Shell redirection example

A friend emailed me to ask:

[/tmp] $ ls > foo > bar
[/tmp] $ ls -lh foo bar
-rw-r--r-- 1 dsh wheel 7.1K Sep 26 16:01 bar
-rw-r--r-- 1 dsh wheel 0B Sep 26 16:01 foo
[/tmp] $

What is happening here?

It’s surprising at first glance, but it’s simpler than it looks. Bash supports as many redirections as you want of whichever file descriptors you want. They’re processed from left to right. That’s why these two behave differently:

$ ls > /dev/null 2>&1    # redirects stdout and stderr to /dev/null
$ ls 2>&1 > /dev/null    # redirects stderr to your terminal and stdout to /dev/null

By far, the simplest way to implement this is to do it in the child process after fork, but before exec. So the first example does:

close(1);
open("/dev/null", O_WRONLY | O_CREAT | O_TRUNC);
dup2(1, 2);

while the second does:

dup2(1, 2);
close(1);
open("/dev/null", O_WRONLY | O_CREAT | O_TRUNC);

So the original example probably does:

close(1);
open("foo", O_WRONLY | O_CREAT | O_TRUNC);
close(1);
open("bar", O_WRONLY | O_CREAT | O_TRUNC);

which causes “foo” to be created as an empty file, and “bar” to be created with the output of “ls”.
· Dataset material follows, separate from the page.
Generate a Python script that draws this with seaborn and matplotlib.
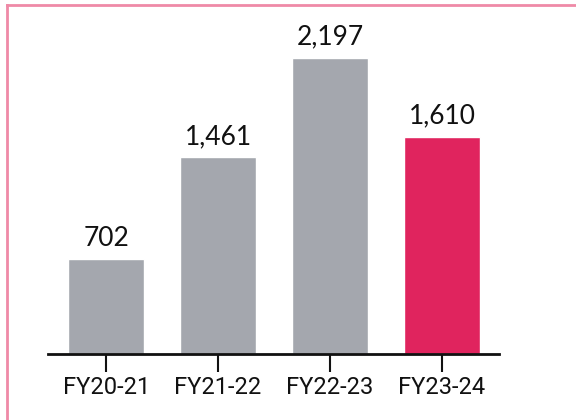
import matplotlib
matplotlib.use("Agg")
import matplotlib.pyplot as plt
import seaborn as sns
import pandas as pd
from matplotlib.lines import Line2D

# data
years = ["FY20-21", "FY21-22", "FY22-23", "FY23-24"]
values = [702, 1461, 2197, 1610]
colors = ["#a4a7ae", "#a4a7ae", "#a4a7ae", "#e0245e"]

df = pd.DataFrame({"year": years, "value": values})

sns.set_style("white")
plt.rcParams["font.family"] = ["Roboto", "DejaVu Sans"]
fig = plt.figure(figsize=(5.76, 4.2), dpi=100)
ax = fig.add_axes([0.0833, 0.157, 0.783, 0.819])

sns.barplot(data=df, x="year", y="value", hue="year", palette=colors,
            width=0.68, legend=False, ax=ax, saturation=1)

for i, v in enumerate(values):
    ax.text(i, v + 60, f"{v:,}", ha="center", va="bottom",
            fontsize=19, family="Lato", color="#111111")

ax.set_xlim(-0.52, 3.51)
ax.set_ylim(0, 2550)
ax.set_xlabel("")
ax.set_ylabel("")
ax.set_yticks([])
for s in ["top", "right", "left"]:
    ax.spines[s].set_visible(False)
ax.spines["bottom"].set_linewidth(2)
ax.spines["bottom"].set_color("#111111")
ax.tick_params(axis="x", bottom=True, direction="out", length=13, width=1.5,
               color="#111111", pad=3, labelsize=17, labelcolor="#111111",
               labelfontfamily="Roboto")

# pink frame (left and top edges only visible)
fig.add_artist(Line2D([6.5 / 576, 6.5 / 576], [0, 1 - 4.5 / 420], transform=fig.transFigure,
                      color="#ef8aa7", linewidth=2, solid_capstyle="projecting"))
fig.add_artist(Line2D([6.5 / 576, 1], [1 - 4.5 / 420, 1 - 4.5 / 420], transform=fig.transFigure,
                      color="#ef8aa7", linewidth=2, solid_capstyle="projecting"))

fig.savefig("out.png", dpi=100)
Follow-up question: why doesn’t bash either consider this invocation an error or skip the first redirection, knowing the second will logically clobber it? The actual behavior is implied by the documented behavior that the redirections are processed from left to right. (Error-checking or more efficient behavior would also be possible, but it’s certainly not implied by the way it’s documented.) I’d guess it works this way because it’s very simple to implement and reason about (if surprising), since it’s just going left-to-right executing one of a very small number of fd-modifying syscalls. Depending on what kinds of expansion are processed before this, doing something smarter might be pretty difficult.

I don’t mean to imply any of that is not surprising. I use the “> foo 2>&1” construct all the time and have to evaluate the state machine each time to remember which order it goes in. It’s especially confusing because if you want to redirect both over a pipe, you use “2>&1 |” (i.e., the opposite order).